The Kindle email feature is one of those handy extra wrinkles for Kindle device and library management that never seems to get enough love, or use. After all, it assists you to manage far more than just the books in your Kindle Library. You can use it to send documents, article, any kind of content that the Kindle can read, to your Library for access across all your devices. So here’s a refresher on how to use it.
First, finding the unique email for your device. On the “Settings” menu of your Kindle ereading app (accessible from the Library screen), you’ll find the specific email for your device under the heading “Personal Documents,” with the format “yourID_number@kindle.com.” And in case you need to reference with your device’s specific name, that’s under “Your Device” at the top of the same menu. You can also find all this information in the “Manage Your Content and Devices” section of your Amazon account web page, under “Your Devices.” There’s even an “Edit the Send-to-Kindle e-mail address” option now on the website, allowing you to further personalize your Kindle’s email address, if that appeals. Note that the “Deliver Items to Your Fire or Kindle” option on the website is not exactly the same as using the email – that’s just a variation on the standard Kindle Library management feature.

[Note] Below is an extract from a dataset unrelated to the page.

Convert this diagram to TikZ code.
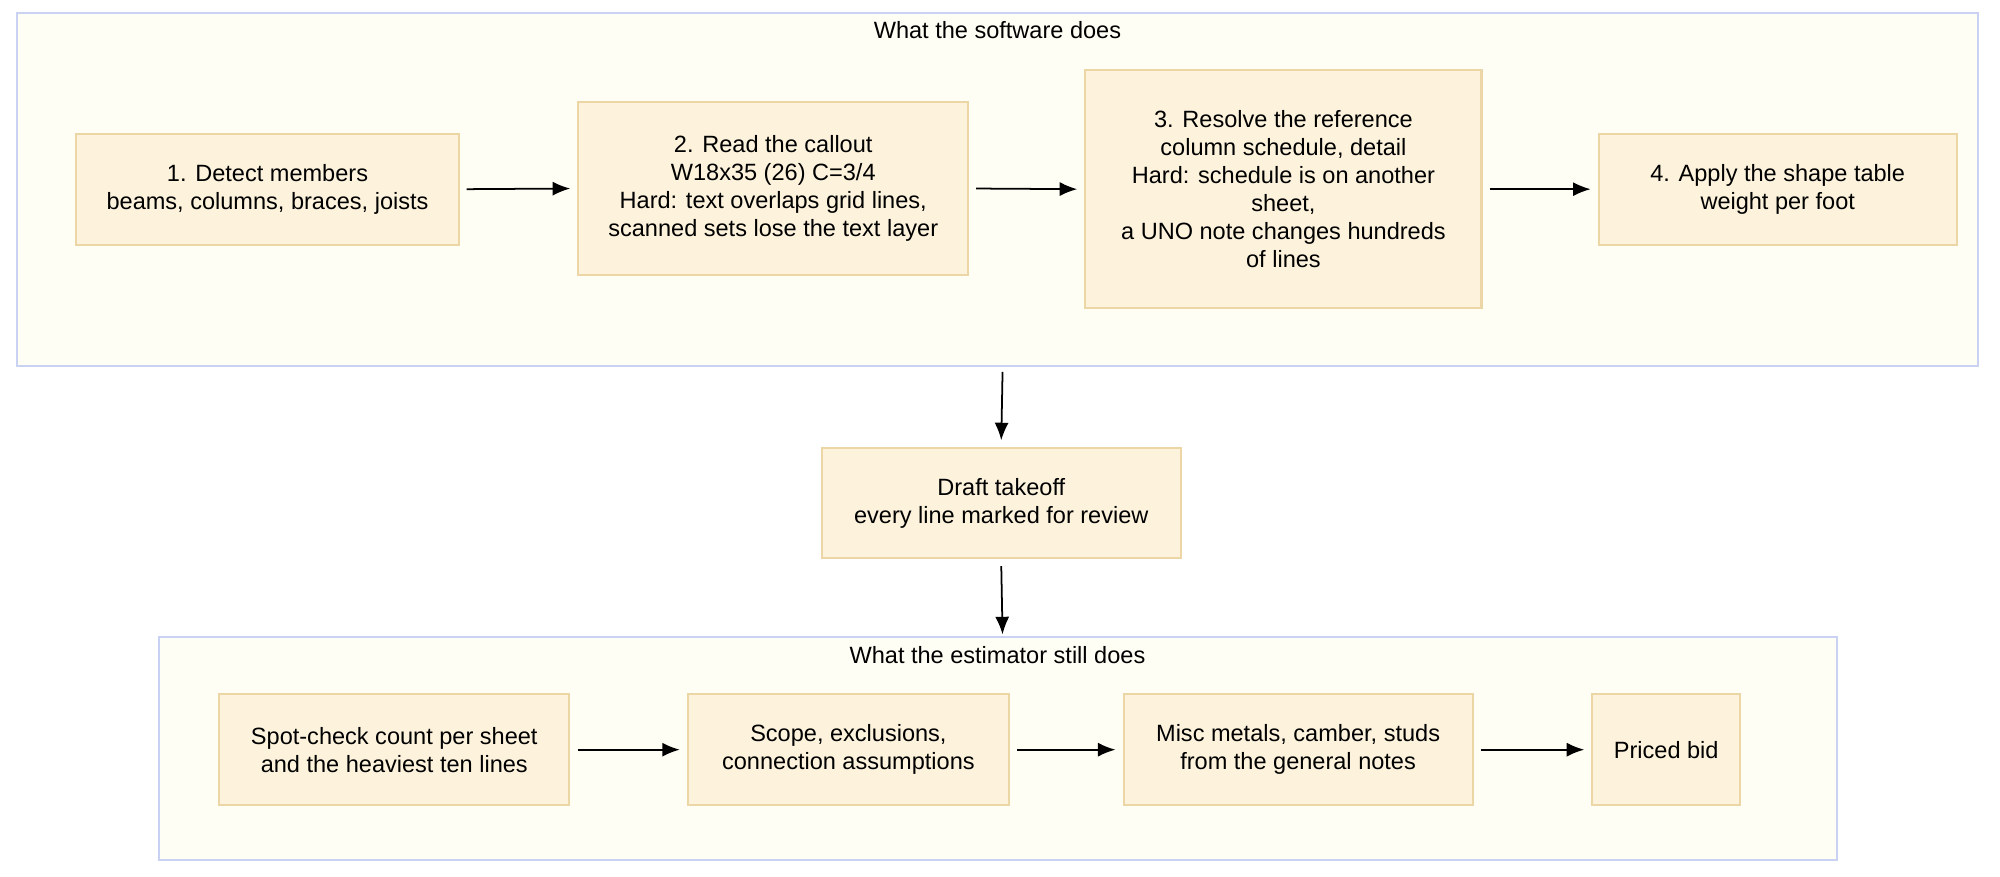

Now, what to email to that address? Kindles from the fourth generation onwards, which means pretty much all the devices still in use, can display AZW, AZW3, TXT, PDF, unprotected MOBI, and PRC files natively, as well as HTML, DOC, DOCX, JPEG, GIF, PNG, and BMP files via conversion. Amazon email actually manages the conversion process for you when the documents are sent to your device. Once set, these are accessible via the “Docs” menu item in your Library. This can be a far easier way to get unprotected ebooks on to your Kindle than sideloading, if you don’t want to bother with the extra steps of plugging in the USB cable and sideloading manually.
Amazon offers its own slew of “Send to Kindle” apps and browser plugins for Chrome, Firefox, PC and Apple desktops, and Android. “Reading your documents and web content on Kindle is now easier than ever. Use Send to Kindle applications to read on your Kindle devices and free reading apps on iPhone, iPad, iPod touch and Android phone and tablet.” For articles or other content that you discovered while browsing and want to save to your Kindle for further reference, there’s also a free service called Klip.me, “a simple service for sending web content to mobile devices. Furthermore, it removes ads and other junk from the article, letting users view only most relevant material in clean text.”
Some services in fact use the Kindle email feature as a way to get books on your device, rather than through the usual Kindle Library. For instance, I have many review copies of titles from the NetGalley online review service and other sources, showing up in the “Docs” menu across all my devices. The Kindle does also include them in the main Library view, but it’s handy sometimes to know that they’re grouped there separately.
And for those who use Amazon’s lending service to lend books to other users, note that Amazon tells you to “be sure to send the Kindle book loan notification to your friend’s personal e-mail address and not their Send-to-Kindle e-mail address.”
There’s a few pointers on how to use the Kindle email service. Any more suggestions or hints? Feel free to post them in your comments.